**WRITTEN TASK**
Repeat, exactly and only, the lines from the beginning of the data through the line with "text_gray = '#333333'". Pictures are left out.

**SOURCE EXCERPT**
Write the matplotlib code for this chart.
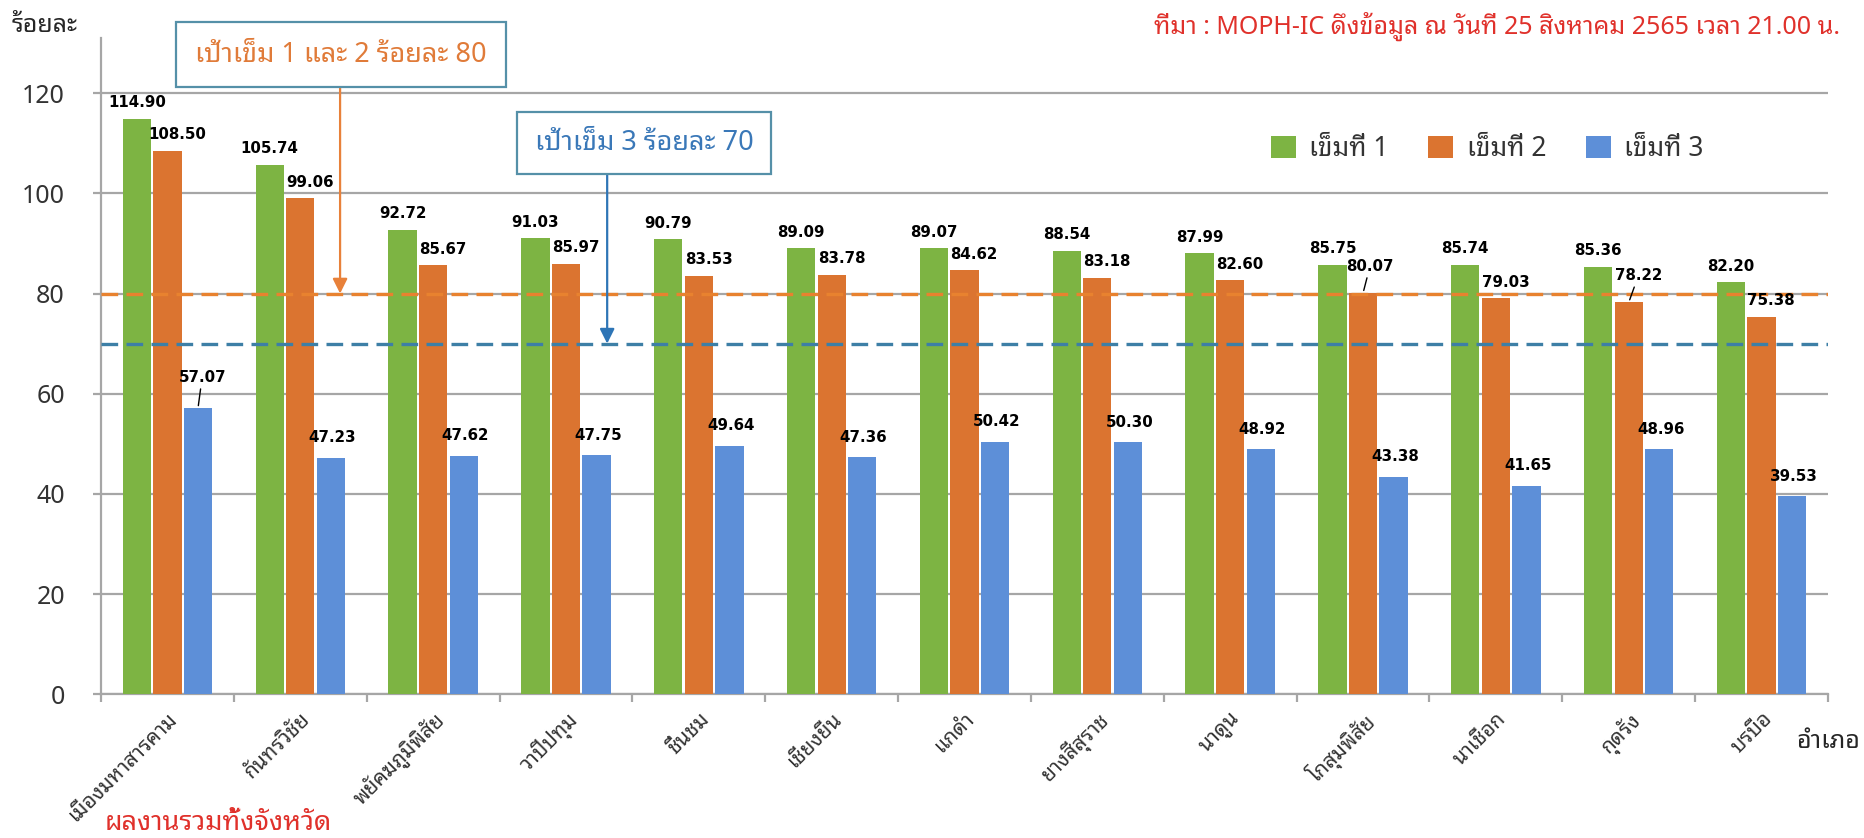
import matplotlib
matplotlib.use("Agg")
import matplotlib.pyplot as plt
import numpy as np
from matplotlib import font_manager as fm
from matplotlib.patches import Rectangle, Patch

# ---- data -------------------------------------------------------------
districts = ['เมืองมหาสารคาม', 'กันทรวิชัย', 'พยัคฆภูมิพิสัย', 'วาปีปทุม', 'ชื่นชม',
             'เชียงยืน', 'แกดำ', 'ยางสีสุราช', 'นาดูน', 'โกสุมพิสัย', 'นาเชือก',
             'กุดรัง', 'บรบือ']
dose1 = [114.90, 105.74, 92.72, 91.03, 90.79, 89.09, 89.07, 88.54, 87.99, 85.75, 85.74, 85.36, 82.20]
dose2 = [108.50, 99.06, 85.67, 85.97, 83.53, 83.78, 84.62, 83.18, 82.60, 80.07, 79.03, 78.22, 75.38]
dose3 = [57.07, 47.23, 47.62, 47.75, 49.64, 47.36, 50.42, 50.30, 48.92, 43.38, 41.65, 48.96, 39.53]
series_names = ['เข็มที่ 1', 'เข็มที่ 2', 'เข็มที่ 3']
target_12 = 80
target_3 = 70
yticks = [0, 20, 40, 60, 80, 100, 120]

# ---- fonts ------------------------------------------------------------
avail = {f.name for f in fm.fontManager.ttflist}
thai = 'DejaVu Sans'
for cand in ['Noto Sans Thai Looped', 'Noto Sans Thai', 'Sarabun',
             'IBM Plex Sans Thai Looped', 'Anuphan']:
    if cand in avail:
        thai = cand
        break
TH = [thai, 'DejaVu Sans']
plt.rcParams['font.family'] = TH
MID = 'medium'

W, H = 1865, 838
fig = plt.figure(figsize=(W / 100, H / 100), dpi=100)


def fx(px):
    return px / W


def fy(py):
    return 1 - py / H


ax_l, ax_r, ax_b, ax_t = 101, 1828, 694.3, 38
ax = fig.add_axes([fx(ax_l), fy(ax_b), (ax_r - ax_l) / W, (ax_b - ax_t) / H])

colors = ['#7DB443', '#DB7430', '#5D8FD8']
gray = '#A6A6A6'
text_gray = '#333333'

x = np.arange(len(districts))
step = 0.23
width = 0.213
series = [dose1, dose2, dose3]
for i, (vals, c) in enumerate(zip(series, colors)):
    ax.bar(x + (i - 1) * step, vals, width=width, color=c, zorder=3)

ax.set_xlim(-0.5, len(districts) - 0.5)
ax.set_ylim(0, 131)
ax.set_yticks(yticks)
ax.set_yticklabels([str(v) for v in yticks], fontsize=18, color=text_gray,
                   fontweight=MID)
ax.yaxis.grid(True, color=gray, linewidth=1.6, zorder=0)
ax.set_axisbelow(True)
for s in ['top', 'right']:
    ax.spines[s].set_visible(False)
for s in ['left', 'bottom']:
    ax.spines[s].set_color(gray)
    ax.spines[s].set_linewidth(1.6)
ax.tick_params(axis='y', length=6, width=1.6, color=gray, pad=20)

ax.set_xticks(x)
ax.set_xticklabels(districts, rotation=45, ha='right', va='top',
                   rotation_mode='anchor', fontsize=15, color=text_gray,
                   fontweight=MID)
ax.tick_params(axis='x', which='major', length=0, pad=10)
ax.set_xticks(np.arange(-0.5, len(districts), 1.0), minor=True)
ax.tick_params(axis='x', which='minor', length=6, width=1.6, color=gray)

# target lines
ax.axhline(target_12, color='#E8822F', lw=2.4, dashes=(5, 2.5), zorder=4)
ax.axhline(target_3, color='#3D7FA6', lw=2.4, dashes=(5, 2.5), zorder=4)

# value labels
lbl_kw = dict(textcoords='offset points', ha='center', va='bottom',
              fontsize=10.8, fontweight='bold', family='DejaVu Sans',
              color='black', zorder=6)
leader = dict(arrowstyle='-', color='black', lw=1.0, shrinkA=1, shrinkB=2)
shift = [(0, 6), (7, 6), (1, 9)]
special = {(2, 0): (3, 17), (1, 9): (5, 14), (1, 11): (7, 14)}
for i, vals in enumerate(series):
    for j, v in enumerate(vals):
        xi = x[j] + (i - 1) * step
        off = special.get((i, j), shift[i])
        kw = dict(lbl_kw)
        if (i, j) in special:
            kw['arrowprops'] = leader
        ax.annotate(f'{v:.2f}', xy=(xi, v), xytext=off, **kw)

# callout boxes with arrows pointing to the target lines
box_edge = '#5590A8'
boxes = [
    ((176, 22, 506, 87), 'เป้าเข็ม 1 และ 2 ร้อยละ 80', '#E07B39', 340, target_12, '#E8813A'),
    ((517, 112, 771, 174), 'เป้าเข็ม 3 ร้อยละ 70', '#3A78B8', 607, target_3, '#2E75B6'),
]
for (x0, y0, x1, y1), txt, tc, ax_px, tgt, ac in boxes:
    fig.add_artist(Rectangle((fx(x0), fy(y1)), fx(x1) - fx(x0), fy(y0) - fy(y1),
                             transform=fig.transFigure, fill=True, facecolor='white',
                             edgecolor=box_edge, linewidth=1.6, zorder=10))
    fig.text(fx((x0 + x1) / 2), fy((y0 + y1) / 2), txt, ha='center', va='center',
             fontsize=19.5, color=tc, zorder=11, fontweight=MID)
    xd = (ax_px - ax_l) / 132.8 - 0.5
    yd = (ax_b - y1) / 5.013
    ax.annotate('', xy=(xd, tgt), xytext=(xd, yd), xycoords='data',
                arrowprops=dict(arrowstyle='-|>', color=ac, lw=1.6,
                                mutation_scale=22, shrinkA=0, shrinkB=0),
                annotation_clip=False, zorder=9)

# legend
handles = [Patch(facecolor=c, edgecolor='none') for c in colors]
leg = ax.legend(handles, series_names, ncol=3, frameon=False,
                prop=dict(size=19, weight=MID, family=TH),
                loc='center left', bbox_to_anchor=(fx(1271), fy(149)),
                bbox_transform=fig.transFigure, borderpad=0, borderaxespad=0,
                handlelength=0.95, handleheight=0.95, handletextpad=0.5,
                columnspacing=1.5, labelcolor=text_gray)

# header and footer texts
fig.text(fx(12), fy(26), 'ร้อยละ', ha='left', va='center', fontsize=18,
         fontweight='bold', color='#262626')
fig.text(fx(1840), fy(26), 'ที่มา : MOPH-IC ดึงข้อมูล ณ วันที่ 25 สิงหาคม 2565 เวลา 21.00 น.',
         ha='right', va='center', fontsize=18, color='#E0312B', fontweight=MID)
fig.text(fx(1796), fy(742), 'อำเภอ', ha='left', va='center', fontsize=18,
         color='#262626', fontweight=MID)
fig.text(fx(105), fy(823), 'ผลงานรวมทั้งจังหวัด', ha='left', va='center',
         fontsize=19.5, fontweight='bold', color='#E0312B')

fig.savefig('out.png', dpi=100, facecolor='white')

**WRITTEN SOLUTION**
Write the matplotlib code for this chart.
import matplotlib
matplotlib.use("Agg")
import matplotlib.pyplot as plt
import numpy as np
from matplotlib import font_manager as fm
from matplotlib.patches import Rectangle, Patch

# ---- data -------------------------------------------------------------
districts = ['เมืองมหาสารคาม', 'กันทรวิชัย', 'พยัคฆภูมิพิสัย', 'วาปีปทุม', 'ชื่นชม',
             'เชียงยืน', 'แกดำ', 'ยางสีสุราช', 'นาดูน', 'โกสุมพิสัย', 'นาเชือก',
             'กุดรัง', 'บรบือ']
dose1 = [114.90, 105.74, 92.72, 91.03, 90.79, 89.09, 89.07, 88.54, 87.99, 85.75, 85.74, 85.36, 82.20]
dose2 = [108.50, 99.06, 85.67, 85.97, 83.53, 83.78, 84.62, 83.18, 82.60, 80.07, 79.03, 78.22, 75.38]
dose3 = [57.07, 47.23, 47.62, 47.75, 49.64, 47.36, 50.42, 50.30, 48.92, 43.38, 41.65, 48.96, 39.53]
series_names = ['เข็มที่ 1', 'เข็มที่ 2', 'เข็มที่ 3']
target_12 = 80
target_3 = 70
yticks = [0, 20, 40, 60, 80, 100, 120]

# ---- fonts ------------------------------------------------------------
avail = {f.name for f in fm.fontManager.ttflist}
thai = 'DejaVu Sans'
for cand in ['Noto Sans Thai Looped', 'Noto Sans Thai', 'Sarabun',
             'IBM Plex Sans Thai Looped', 'Anuphan']:
    if cand in avail:
        thai = cand
        break
TH = [thai, 'DejaVu Sans']
plt.rcParams['font.family'] = TH
MID = 'medium'

W, H = 1865, 838
fig = plt.figure(figsize=(W / 100, H / 100), dpi=100)


def fx(px):
    return px / W


def fy(py):
    return 1 - py / H


ax_l, ax_r, ax_b, ax_t = 101, 1828, 694.3, 38
ax = fig.add_axes([fx(ax_l), fy(ax_b), (ax_r - ax_l) / W, (ax_b - ax_t) / H])

colors = ['#7DB443', '#DB7430', '#5D8FD8']
gray = '#A6A6A6'
text_gray = '#333333'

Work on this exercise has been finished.